**What the task asks:**
Retype exactly the lines from the first one through the line with "(titulo) at (650,21)", including both ends; skip any pictures.

**Data provided:**
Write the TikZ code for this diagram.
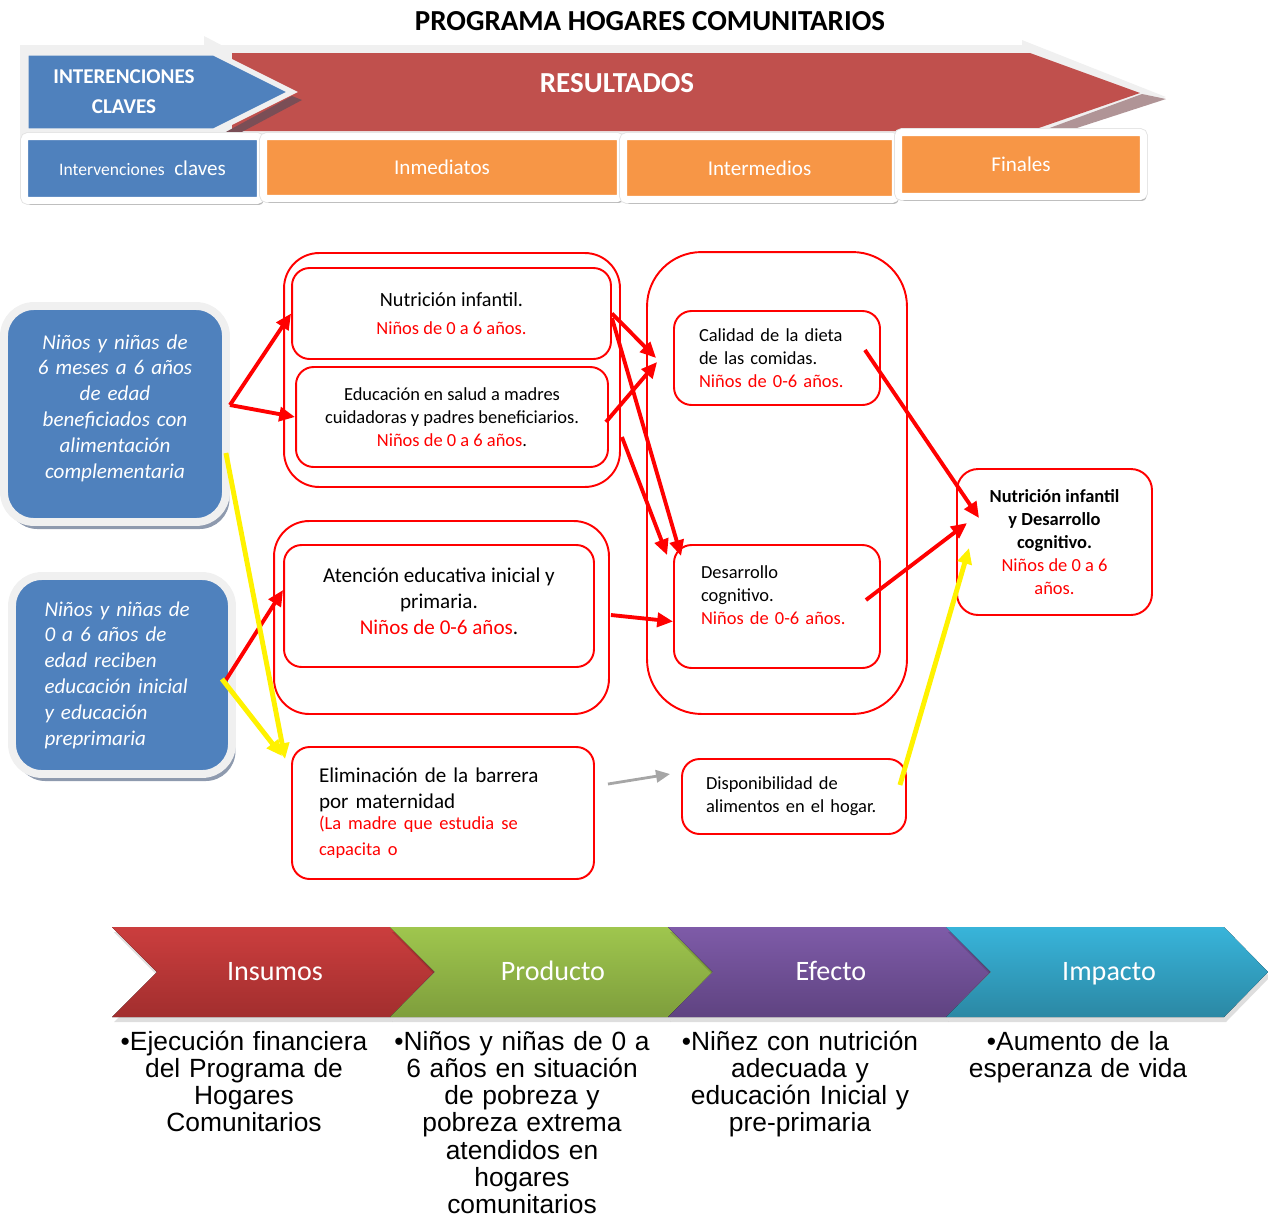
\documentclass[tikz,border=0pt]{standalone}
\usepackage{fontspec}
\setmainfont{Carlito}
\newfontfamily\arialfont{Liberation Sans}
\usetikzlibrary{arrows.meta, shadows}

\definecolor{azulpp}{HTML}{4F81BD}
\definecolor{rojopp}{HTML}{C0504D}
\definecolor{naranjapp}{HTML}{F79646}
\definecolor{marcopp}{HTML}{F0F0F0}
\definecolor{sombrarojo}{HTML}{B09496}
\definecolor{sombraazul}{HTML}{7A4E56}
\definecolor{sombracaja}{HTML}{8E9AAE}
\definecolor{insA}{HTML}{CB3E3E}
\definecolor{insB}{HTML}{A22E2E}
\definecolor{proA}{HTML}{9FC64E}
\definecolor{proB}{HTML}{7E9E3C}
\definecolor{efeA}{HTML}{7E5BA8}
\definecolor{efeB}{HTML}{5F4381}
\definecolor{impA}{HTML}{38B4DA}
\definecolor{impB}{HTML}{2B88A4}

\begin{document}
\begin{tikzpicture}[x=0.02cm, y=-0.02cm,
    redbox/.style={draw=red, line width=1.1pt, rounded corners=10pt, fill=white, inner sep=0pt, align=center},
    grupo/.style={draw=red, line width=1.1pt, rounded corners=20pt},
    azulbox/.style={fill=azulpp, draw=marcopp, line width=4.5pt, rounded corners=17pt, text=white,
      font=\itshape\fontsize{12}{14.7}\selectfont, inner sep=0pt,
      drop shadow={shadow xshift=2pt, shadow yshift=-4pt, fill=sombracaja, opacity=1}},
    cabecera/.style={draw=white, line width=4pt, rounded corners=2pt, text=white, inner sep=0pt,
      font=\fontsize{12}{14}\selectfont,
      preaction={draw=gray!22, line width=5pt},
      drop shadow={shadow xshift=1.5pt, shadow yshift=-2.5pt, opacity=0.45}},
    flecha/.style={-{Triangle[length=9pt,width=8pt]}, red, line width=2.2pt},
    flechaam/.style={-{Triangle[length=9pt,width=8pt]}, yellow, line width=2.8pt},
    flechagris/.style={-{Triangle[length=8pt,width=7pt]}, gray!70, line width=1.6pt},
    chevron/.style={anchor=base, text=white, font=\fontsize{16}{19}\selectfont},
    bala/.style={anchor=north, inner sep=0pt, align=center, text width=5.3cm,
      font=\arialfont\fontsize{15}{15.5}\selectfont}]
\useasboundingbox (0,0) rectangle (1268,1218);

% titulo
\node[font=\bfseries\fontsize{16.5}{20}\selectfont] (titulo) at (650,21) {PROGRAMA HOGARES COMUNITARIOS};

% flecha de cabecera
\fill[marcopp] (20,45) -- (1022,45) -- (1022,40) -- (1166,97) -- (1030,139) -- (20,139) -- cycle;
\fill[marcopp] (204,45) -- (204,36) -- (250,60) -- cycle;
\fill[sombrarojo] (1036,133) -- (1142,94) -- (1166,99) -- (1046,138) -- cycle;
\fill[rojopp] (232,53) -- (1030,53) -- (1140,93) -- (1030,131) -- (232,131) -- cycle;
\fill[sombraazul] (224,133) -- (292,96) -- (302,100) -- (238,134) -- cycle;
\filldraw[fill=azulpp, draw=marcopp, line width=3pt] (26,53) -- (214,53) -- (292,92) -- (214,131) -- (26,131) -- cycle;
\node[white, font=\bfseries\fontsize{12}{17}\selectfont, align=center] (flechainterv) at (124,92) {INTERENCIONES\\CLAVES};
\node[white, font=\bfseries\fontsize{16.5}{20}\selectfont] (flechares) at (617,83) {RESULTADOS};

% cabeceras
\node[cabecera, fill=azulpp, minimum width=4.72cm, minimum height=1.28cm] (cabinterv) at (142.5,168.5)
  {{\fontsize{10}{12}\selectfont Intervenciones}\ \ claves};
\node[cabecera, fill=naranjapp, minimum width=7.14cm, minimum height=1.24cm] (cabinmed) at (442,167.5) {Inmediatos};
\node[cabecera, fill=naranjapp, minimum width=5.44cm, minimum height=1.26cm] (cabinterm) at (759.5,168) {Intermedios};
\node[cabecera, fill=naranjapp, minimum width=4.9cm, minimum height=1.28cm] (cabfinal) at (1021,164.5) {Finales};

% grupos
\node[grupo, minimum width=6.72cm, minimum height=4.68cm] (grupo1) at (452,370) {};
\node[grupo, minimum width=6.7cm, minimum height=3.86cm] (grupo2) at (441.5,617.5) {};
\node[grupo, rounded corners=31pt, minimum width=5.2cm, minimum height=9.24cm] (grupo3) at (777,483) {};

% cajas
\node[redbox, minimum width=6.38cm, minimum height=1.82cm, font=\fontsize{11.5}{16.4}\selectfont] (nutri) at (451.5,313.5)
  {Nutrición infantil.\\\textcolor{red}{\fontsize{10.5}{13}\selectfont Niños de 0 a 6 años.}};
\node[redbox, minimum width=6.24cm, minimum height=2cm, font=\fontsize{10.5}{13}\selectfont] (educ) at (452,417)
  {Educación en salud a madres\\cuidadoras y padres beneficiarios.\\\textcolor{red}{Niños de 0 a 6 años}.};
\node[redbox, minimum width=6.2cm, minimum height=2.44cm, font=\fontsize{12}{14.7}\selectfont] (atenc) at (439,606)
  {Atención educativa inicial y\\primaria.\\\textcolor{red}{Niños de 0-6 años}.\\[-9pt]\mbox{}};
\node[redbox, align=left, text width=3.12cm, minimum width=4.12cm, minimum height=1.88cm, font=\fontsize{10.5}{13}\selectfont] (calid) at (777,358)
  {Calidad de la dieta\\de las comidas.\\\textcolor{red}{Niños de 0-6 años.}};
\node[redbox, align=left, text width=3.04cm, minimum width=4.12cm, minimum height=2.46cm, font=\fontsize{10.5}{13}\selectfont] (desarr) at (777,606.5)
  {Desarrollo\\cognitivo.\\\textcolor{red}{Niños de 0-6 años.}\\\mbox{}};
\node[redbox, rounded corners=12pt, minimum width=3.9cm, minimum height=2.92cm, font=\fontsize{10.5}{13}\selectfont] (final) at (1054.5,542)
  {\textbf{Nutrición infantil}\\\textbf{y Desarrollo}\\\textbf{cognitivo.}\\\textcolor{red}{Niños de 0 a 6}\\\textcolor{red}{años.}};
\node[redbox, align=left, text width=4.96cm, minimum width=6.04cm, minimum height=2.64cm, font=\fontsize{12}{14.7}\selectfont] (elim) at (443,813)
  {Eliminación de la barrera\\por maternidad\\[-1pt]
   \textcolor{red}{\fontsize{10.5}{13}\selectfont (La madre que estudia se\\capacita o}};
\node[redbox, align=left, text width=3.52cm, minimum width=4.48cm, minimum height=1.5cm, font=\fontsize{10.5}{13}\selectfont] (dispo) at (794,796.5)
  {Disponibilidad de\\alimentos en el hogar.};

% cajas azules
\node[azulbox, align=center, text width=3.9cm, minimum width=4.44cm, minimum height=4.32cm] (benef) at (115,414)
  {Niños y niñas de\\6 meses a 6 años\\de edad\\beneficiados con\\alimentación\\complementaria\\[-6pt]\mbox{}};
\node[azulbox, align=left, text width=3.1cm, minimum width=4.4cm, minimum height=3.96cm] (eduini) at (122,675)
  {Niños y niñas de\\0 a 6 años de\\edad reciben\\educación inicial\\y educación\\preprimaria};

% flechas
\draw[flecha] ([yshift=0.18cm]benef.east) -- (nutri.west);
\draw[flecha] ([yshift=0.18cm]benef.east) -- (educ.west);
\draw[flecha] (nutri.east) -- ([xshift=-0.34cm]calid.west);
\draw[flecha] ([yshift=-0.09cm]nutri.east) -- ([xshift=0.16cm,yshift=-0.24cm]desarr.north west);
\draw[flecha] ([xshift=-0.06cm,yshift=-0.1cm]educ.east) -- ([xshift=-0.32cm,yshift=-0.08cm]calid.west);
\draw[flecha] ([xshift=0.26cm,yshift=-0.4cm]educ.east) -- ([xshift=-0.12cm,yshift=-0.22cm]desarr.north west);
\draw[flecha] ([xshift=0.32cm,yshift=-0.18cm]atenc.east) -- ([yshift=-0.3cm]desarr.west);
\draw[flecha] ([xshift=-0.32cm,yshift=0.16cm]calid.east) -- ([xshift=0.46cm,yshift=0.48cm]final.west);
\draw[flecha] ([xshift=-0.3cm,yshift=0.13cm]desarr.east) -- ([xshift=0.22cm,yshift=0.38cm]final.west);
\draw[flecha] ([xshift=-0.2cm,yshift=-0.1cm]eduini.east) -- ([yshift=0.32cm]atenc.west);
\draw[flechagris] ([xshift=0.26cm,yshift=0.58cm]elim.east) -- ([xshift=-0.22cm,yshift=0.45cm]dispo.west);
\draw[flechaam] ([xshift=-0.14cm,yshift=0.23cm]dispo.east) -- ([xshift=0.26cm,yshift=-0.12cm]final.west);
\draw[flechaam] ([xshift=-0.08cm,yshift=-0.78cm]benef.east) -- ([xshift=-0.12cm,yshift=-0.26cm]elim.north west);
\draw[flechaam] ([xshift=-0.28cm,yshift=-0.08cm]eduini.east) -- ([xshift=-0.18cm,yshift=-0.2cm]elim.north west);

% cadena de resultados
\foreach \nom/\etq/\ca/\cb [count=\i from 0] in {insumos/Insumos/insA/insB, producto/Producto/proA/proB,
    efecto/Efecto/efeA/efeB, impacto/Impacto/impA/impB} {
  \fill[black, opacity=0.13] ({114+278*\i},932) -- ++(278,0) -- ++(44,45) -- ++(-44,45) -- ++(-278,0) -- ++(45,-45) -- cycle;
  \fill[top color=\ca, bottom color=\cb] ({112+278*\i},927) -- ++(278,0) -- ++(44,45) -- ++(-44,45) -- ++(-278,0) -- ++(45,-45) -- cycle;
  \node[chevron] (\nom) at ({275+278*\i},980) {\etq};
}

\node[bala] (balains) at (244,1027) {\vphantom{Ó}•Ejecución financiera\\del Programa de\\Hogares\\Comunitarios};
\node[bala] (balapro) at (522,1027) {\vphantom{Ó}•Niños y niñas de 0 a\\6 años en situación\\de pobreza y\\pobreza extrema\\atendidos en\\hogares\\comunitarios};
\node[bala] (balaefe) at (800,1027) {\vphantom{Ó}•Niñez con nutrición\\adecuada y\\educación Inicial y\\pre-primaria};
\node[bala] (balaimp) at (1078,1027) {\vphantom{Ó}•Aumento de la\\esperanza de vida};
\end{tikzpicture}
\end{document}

**Exercise answer:**
Write the TikZ code for this diagram.
\documentclass[tikz,border=0pt]{standalone}
\usepackage{fontspec}
\setmainfont{Carlito}
\newfontfamily\arialfont{Liberation Sans}
\usetikzlibrary{arrows.meta, shadows}

\definecolor{azulpp}{HTML}{4F81BD}
\definecolor{rojopp}{HTML}{C0504D}
\definecolor{naranjapp}{HTML}{F79646}
\definecolor{marcopp}{HTML}{F0F0F0}
\definecolor{sombrarojo}{HTML}{B09496}
\definecolor{sombraazul}{HTML}{7A4E56}
\definecolor{sombracaja}{HTML}{8E9AAE}
\definecolor{insA}{HTML}{CB3E3E}
\definecolor{insB}{HTML}{A22E2E}
\definecolor{proA}{HTML}{9FC64E}
\definecolor{proB}{HTML}{7E9E3C}
\definecolor{efeA}{HTML}{7E5BA8}
\definecolor{efeB}{HTML}{5F4381}
\definecolor{impA}{HTML}{38B4DA}
\definecolor{impB}{HTML}{2B88A4}

\begin{document}
\begin{tikzpicture}[x=0.02cm, y=-0.02cm,
    redbox/.style={draw=red, line width=1.1pt, rounded corners=10pt, fill=white, inner sep=0pt, align=center},
    grupo/.style={draw=red, line width=1.1pt, rounded corners=20pt},
    azulbox/.style={fill=azulpp, draw=marcopp, line width=4.5pt, rounded corners=17pt, text=white,
      font=\itshape\fontsize{12}{14.7}\selectfont, inner sep=0pt,
      drop shadow={shadow xshift=2pt, shadow yshift=-4pt, fill=sombracaja, opacity=1}},
    cabecera/.style={draw=white, line width=4pt, rounded corners=2pt, text=white, inner sep=0pt,
      font=\fontsize{12}{14}\selectfont,
      preaction={draw=gray!22, line width=5pt},
      drop shadow={shadow xshift=1.5pt, shadow yshift=-2.5pt, opacity=0.45}},
    flecha/.style={-{Triangle[length=9pt,width=8pt]}, red, line width=2.2pt},
    flechaam/.style={-{Triangle[length=9pt,width=8pt]}, yellow, line width=2.8pt},
    flechagris/.style={-{Triangle[length=8pt,width=7pt]}, gray!70, line width=1.6pt},
    chevron/.style={anchor=base, text=white, font=\fontsize{16}{19}\selectfont},
    bala/.style={anchor=north, inner sep=0pt, align=center, text width=5.3cm,
      font=\arialfont\fontsize{15}{15.5}\selectfont}]
\useasboundingbox (0,0) rectangle (1268,1218);

% titulo
\node[font=\bfseries\fontsize{16.5}{20}\selectfont] (titulo) at (650,21) {PROGRAMA HOGARES COMUNITARIOS};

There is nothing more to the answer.